This will be the first demonstration of this concept in the United States, organizers said.
The event will also be attended by three international dignitaries: Mustapha Tlili, who is director of Center for Dialogues, Islamic World: U.S. - the West; Ira Goldberg, director of the Art Students League, both in NYC, and Francis Dubois who served at the United Nations for 31 years. Dubois left the UN to promote art as a way of building bridges between cultures and is organizing exhibitions in various countries, including the United States, organizers said in a statement.
Black has participated in the U.S. Department of State’s ART in Embassies Program since 1997, the statement said. Four of his paintings were selected for the ambassador’s residence by the United States Ambassador to Tunisia, Robert Godec, in 2007, it said. In 2008, Black was awarded a Fulbright scholarship to conduct workshops with Tunisian artists.
In the collaborative approach that was developed by Hechmi Ghachem, leader of a group of artists at the Bouabana Art Space in Tunis, anyone in a group can paint at any time, and anyone can paint over another artist’s work. Disagreements are settled by one artist who is designated the leader for each painting. One artist is chosen to begin the painting and to say when it is finished.
The Tunisian Collaborative Painting Concept will be brought from Africa to America by David Black on Saturday, February 20th. Black will instruct and supervise three groups of students at Lyme Academy College on how to create group paintings using the Tunisian rules.

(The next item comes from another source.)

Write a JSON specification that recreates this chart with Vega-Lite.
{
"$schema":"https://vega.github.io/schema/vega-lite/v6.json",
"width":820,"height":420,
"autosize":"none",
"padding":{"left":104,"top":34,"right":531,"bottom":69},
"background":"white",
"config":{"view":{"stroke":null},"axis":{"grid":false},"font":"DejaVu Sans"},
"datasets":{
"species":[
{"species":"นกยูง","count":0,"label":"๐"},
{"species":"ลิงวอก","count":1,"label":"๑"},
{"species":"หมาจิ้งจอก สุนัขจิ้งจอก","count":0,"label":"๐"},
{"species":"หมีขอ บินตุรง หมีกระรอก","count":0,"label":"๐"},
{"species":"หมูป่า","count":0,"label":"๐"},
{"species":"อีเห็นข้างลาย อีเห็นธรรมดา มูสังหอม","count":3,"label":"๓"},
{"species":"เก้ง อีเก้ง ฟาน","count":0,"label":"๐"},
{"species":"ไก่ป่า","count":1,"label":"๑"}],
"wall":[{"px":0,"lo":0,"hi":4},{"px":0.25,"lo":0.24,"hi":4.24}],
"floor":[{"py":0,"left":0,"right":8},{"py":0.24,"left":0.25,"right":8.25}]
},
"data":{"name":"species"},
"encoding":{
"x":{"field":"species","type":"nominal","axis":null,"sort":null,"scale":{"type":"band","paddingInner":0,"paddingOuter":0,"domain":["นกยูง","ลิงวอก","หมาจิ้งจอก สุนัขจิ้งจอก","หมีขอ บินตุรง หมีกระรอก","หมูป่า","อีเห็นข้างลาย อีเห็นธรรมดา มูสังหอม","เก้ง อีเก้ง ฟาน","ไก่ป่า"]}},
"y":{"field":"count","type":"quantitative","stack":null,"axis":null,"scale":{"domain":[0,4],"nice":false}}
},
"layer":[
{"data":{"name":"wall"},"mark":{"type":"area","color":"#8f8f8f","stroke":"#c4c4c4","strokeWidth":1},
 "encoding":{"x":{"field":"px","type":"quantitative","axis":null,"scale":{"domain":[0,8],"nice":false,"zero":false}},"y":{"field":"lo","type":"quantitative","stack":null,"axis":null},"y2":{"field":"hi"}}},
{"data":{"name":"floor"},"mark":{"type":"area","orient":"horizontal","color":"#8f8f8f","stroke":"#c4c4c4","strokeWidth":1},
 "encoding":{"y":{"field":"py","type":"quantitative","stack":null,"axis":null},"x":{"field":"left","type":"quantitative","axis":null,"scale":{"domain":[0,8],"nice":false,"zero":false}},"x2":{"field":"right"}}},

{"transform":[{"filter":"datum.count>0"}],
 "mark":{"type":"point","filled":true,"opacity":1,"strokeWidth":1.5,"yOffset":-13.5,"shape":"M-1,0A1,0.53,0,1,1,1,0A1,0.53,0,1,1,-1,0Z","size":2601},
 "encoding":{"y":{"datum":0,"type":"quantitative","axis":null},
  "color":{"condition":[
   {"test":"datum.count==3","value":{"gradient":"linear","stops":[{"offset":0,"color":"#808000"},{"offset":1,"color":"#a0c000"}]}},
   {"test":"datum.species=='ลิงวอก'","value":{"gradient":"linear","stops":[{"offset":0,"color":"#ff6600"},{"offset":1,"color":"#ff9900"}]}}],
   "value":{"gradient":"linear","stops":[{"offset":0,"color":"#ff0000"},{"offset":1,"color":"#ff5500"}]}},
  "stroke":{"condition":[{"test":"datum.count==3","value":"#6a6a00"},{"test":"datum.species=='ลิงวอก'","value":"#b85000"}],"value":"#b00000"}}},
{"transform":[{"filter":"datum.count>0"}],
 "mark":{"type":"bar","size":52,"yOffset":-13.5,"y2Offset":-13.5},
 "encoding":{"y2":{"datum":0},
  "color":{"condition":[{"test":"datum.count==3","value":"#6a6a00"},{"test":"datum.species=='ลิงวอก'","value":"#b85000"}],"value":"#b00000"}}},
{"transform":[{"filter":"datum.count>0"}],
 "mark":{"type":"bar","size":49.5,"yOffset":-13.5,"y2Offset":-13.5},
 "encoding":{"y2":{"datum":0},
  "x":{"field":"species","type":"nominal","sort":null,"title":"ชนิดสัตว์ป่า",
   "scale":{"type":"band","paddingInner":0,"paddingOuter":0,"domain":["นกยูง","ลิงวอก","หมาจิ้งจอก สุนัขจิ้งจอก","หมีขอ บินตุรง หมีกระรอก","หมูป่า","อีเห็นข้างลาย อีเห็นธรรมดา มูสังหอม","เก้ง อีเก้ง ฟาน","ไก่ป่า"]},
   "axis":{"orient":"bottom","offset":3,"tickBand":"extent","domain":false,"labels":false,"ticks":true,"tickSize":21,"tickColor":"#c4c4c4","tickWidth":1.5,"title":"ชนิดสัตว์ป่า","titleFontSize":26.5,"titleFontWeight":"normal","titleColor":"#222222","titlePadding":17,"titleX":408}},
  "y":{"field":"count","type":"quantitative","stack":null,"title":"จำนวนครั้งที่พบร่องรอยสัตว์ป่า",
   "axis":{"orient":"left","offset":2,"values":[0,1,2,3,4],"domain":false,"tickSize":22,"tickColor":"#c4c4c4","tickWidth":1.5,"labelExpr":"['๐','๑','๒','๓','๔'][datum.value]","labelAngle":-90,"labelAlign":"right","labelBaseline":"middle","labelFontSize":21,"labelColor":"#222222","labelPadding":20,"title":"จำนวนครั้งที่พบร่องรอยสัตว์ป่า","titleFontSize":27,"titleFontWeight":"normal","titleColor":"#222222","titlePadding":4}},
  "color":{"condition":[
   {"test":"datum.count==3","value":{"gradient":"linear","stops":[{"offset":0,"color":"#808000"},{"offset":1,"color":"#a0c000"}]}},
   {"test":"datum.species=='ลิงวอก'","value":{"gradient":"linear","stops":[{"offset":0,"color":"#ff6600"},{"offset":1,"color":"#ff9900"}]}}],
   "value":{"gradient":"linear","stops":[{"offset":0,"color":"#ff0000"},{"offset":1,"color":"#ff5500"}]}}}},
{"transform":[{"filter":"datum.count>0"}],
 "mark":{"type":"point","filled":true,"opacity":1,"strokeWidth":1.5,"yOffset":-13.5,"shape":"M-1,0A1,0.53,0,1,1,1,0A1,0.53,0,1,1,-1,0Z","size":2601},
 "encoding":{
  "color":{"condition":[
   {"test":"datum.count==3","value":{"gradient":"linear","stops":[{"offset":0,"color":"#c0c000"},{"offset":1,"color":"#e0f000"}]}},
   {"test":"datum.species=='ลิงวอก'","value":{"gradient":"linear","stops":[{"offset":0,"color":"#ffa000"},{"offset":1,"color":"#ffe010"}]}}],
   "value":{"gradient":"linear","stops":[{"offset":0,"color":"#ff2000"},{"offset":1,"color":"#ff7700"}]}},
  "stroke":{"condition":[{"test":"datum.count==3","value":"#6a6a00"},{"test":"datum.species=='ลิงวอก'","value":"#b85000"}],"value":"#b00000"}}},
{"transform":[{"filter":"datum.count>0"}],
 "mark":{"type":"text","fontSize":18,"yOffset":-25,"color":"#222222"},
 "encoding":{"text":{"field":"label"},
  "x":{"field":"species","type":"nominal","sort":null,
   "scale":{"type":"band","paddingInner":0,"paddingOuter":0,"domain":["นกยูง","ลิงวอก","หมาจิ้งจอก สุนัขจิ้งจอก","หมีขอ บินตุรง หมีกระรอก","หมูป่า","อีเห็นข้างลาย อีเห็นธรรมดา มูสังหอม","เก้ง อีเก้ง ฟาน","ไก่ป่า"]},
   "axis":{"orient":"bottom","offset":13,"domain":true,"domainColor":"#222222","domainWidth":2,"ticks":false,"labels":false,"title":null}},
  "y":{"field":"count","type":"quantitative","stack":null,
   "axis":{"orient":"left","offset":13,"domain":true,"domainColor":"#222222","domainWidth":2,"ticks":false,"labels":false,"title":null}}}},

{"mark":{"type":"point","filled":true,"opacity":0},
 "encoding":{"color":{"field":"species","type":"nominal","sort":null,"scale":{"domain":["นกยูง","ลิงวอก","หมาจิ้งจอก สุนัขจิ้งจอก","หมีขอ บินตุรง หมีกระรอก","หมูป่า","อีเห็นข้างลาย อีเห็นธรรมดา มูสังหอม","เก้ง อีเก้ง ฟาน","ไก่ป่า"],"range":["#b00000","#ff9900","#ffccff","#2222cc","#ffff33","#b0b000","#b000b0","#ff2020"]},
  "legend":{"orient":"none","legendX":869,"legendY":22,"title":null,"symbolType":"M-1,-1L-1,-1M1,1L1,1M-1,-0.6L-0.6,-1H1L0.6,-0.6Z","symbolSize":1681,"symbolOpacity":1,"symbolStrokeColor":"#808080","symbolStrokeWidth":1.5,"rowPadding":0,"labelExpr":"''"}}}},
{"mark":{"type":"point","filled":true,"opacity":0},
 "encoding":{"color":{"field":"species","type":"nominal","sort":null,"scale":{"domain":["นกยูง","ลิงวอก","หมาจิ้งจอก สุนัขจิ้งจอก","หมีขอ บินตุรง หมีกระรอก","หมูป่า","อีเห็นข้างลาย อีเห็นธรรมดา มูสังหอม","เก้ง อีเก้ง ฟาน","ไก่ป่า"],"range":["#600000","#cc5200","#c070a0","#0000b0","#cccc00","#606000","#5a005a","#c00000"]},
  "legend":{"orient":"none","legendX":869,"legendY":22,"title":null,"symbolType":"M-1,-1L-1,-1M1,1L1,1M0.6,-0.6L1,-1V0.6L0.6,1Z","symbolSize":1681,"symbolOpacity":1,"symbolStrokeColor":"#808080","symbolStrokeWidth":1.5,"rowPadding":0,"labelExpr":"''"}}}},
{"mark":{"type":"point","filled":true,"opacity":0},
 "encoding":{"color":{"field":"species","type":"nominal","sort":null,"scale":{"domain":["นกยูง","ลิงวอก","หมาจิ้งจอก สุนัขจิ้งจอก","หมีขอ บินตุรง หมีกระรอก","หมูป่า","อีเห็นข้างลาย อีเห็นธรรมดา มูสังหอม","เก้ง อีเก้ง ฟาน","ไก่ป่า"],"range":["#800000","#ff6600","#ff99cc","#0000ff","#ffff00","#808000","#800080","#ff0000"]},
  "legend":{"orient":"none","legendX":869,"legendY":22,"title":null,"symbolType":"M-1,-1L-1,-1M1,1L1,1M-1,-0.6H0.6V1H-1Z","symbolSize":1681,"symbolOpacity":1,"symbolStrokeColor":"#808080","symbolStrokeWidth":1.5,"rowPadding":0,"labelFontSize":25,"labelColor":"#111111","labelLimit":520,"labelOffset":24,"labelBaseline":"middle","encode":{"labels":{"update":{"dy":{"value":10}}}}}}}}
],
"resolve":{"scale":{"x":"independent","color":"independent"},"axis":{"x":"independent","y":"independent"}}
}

In November of this year six Tunisian artists will join David Black for two weeks in New York under the sponsorship of New York University’s Center for Dialogues: Islamic World-U.S.-The West. The seven artists will demonstrate the Tunisian collaborative painting concept at the Art Students League. Students from several New York-based art schools will attend the demonstration and have the opportunity to collaborate on paintings, the statement said.